Теперь скажем о том, что переведено нами, что не переведено, и что существует на русском языке в других переводах. Мы не стали переводить деловые бумаги Юлиана (они существуют в переводе Д. Е. Фурмана[1]); не стали трогать и корпуса антихристанских текстов - он весь существует на русском языке в переводах того же Д. Е. Фурмана[2], а также А. Б. Рановича[3]. Также нами не были переведены два панегирика Констанцию, в силу заведомой их вынужденности и неискренности; насколько нам известно, они не переводились на русский язык и никем другим. По техническим причинам в книгу не вошло столь же милое, сколь и формальное, произведение Цезари - оно переводилось в XIX в.[4], причем сам перевод сейчас выглядит не менее забавным, чем источник. Издавался у нас также и Мисопогон - в Нежине в 1913 г. (я перевел его еще раз с тем, чтобы сохранить стилистическое единство книги). Таким образом, в этот том вошли все основные сочинения Юлиана в нашем переводе, за исключением эдикта к эдессянам[5], а также письма к Констанцию, сохранившегося только на латыни у Аммиана Марцеллина[6]. Особняком стоит и данный в приложении перевод трактата Саллюстия О богах и мире, выполненный мной вместе с Р. Б. Кочетковым. Следует отдельно сказать об участии в издании редактора Дмитрия Бирюкова, которому если не измученный автор, то взыскательная публика должна быть бесконечно благодарна за серьезнейшие изменения исходного текста к лучшему. Кроме того, за проявленные кротость и мужество хочу сердечно поблагодарить Виктора Селиверстова, без административных усилий которого было бы невозможно это издание.
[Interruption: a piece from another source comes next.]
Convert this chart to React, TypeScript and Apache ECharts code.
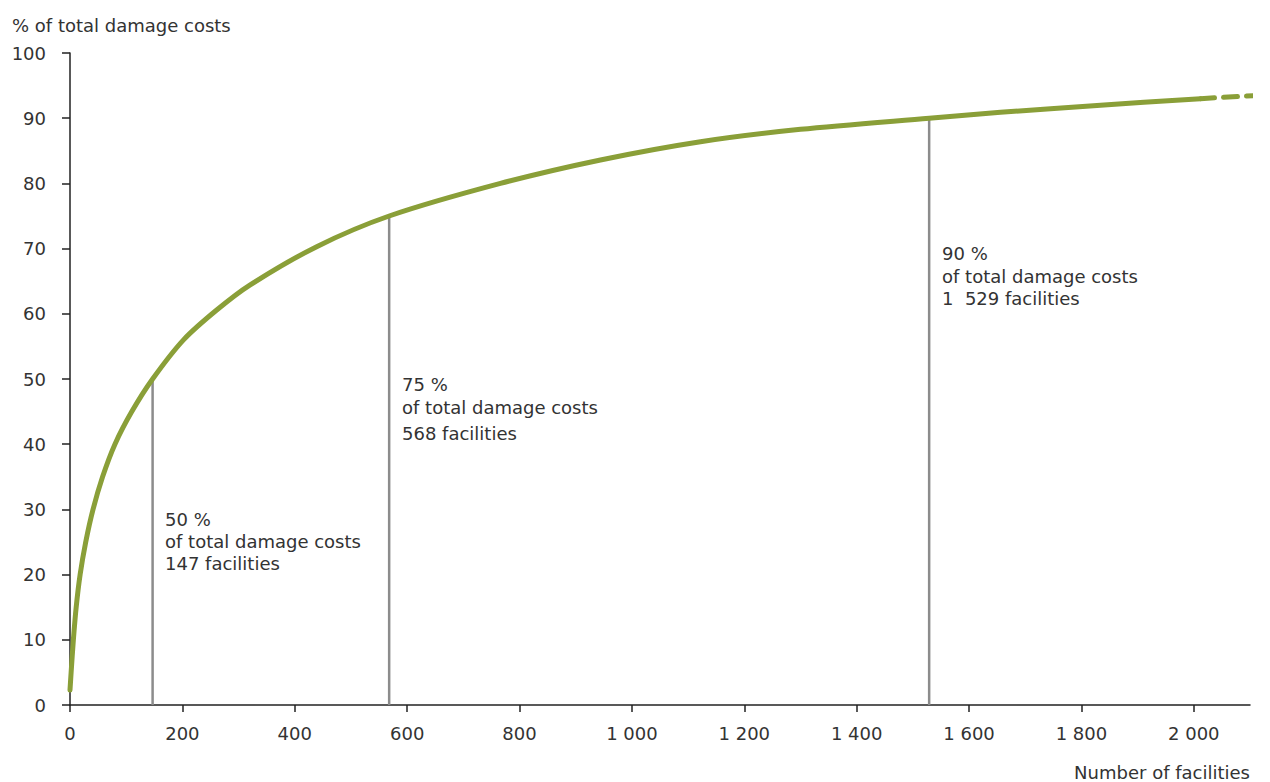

[1] См.: Вестник древней истории. 1-3, 1970.
[2] Там же.
[3] См. фрагменты трактата Против галилеян в изд.: А. Ранович. Первоисточники по истории раннего христианства. Античные критики христианства. М., 1990.
[4] См.: Кесари, или императоры на торжественном обеде у Ромула, где и все боги. СПб., 1820.
[5] Этот эдикт не содержался в тексте издания, с которого осуществлялся перевод, и печатается в имеющемся переводе Д. Е. Фурмана.
[6] Здесь печатается в переводе Ю. А. Кулаковского, содержащемся в его издании Римской истории Аммиана Марцеллина, см.: Аммиан Марцеллин. Римская история / Пер. Ю. Кулаковского, А. Сонни. СПб., 1994.